I kept it together for about 20 minutes, while I tried to calm her at the park. When I finally got in the car to go home I lost it. I cried and cried. I called the doctor as soon as we got home and they told me what to look for for head injuries. I cried and called John. I still feel sick about it and can't get the image of Emmie's little body face down on the pavement.

Miraculously, she has been fine. The doctor was sure she would be based on the descriptions I gave her over the phone. We watched her closely all last night. I wouldn't even let John hold her for 2 hours after he got home. I can tell that her chin took the brunt of the fall. It hurts her to eat, which kills me. But she's already doing much better today than she was last night.

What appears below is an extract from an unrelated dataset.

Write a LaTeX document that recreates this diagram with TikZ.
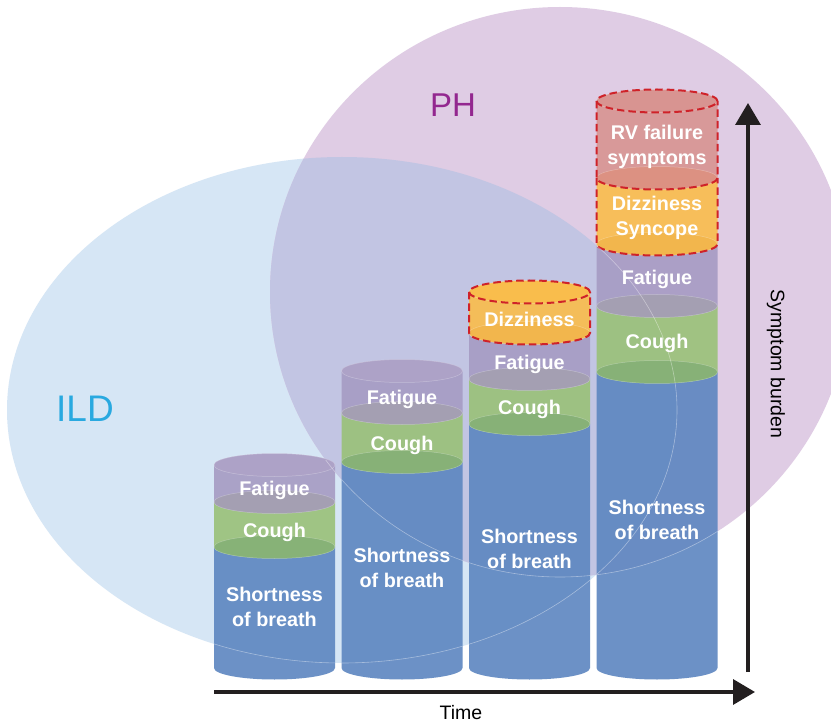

To make matters worse, when we got home from the park, I informed that kids that they were on their own. I was on the phone and consoling Emmie and crying in my room. A while after John got home he noticed that Ains felt a little warm. He took her temperature and she was at 102.

Guilt. Again.

All because I was selfish and wanted to get outside, and away from some fans.

I'm just grateful that everything is okay. I just couldn't handle it if they weren't.

5 comments:

SD and EJ said...

Oh Jess, that makes me want to cry! You are not selfish or a bad mom. Stuff like that happens to everyone (or people just get lucky if it doesn't). I'm glad Emmie is okay.

Elizabeth said...

I am so sorry!!!!!!!!!! I can't imagine what that was like! Here's a hug for you!

Anonymous said...

Oh, Jess, I'm so sorry! Trust me.....every parent has had times like this, including me.

I JUST finished reading this: http://www.ldsmag.com/people/100317miracle.html

Read it, it'll make ya feel better! Check out her blog too: http://stakerzxposed.blogspot.com/
Read the post on 2/23 ....wow, can't even imagine!

I'm so glad Emmie is ok. Don't beat yourself up about it!

**KT

Dinger said...

I am so sorry, we've all been there, but it still feels horrible when it happens! You are an amazing mom and shouldn't be so hard on yourself. Motherhood is full of guilt!!! We can't be perfect, but you are pretty close!!!

The Marshall Family said...

Happended to me... Hayden is still alive!!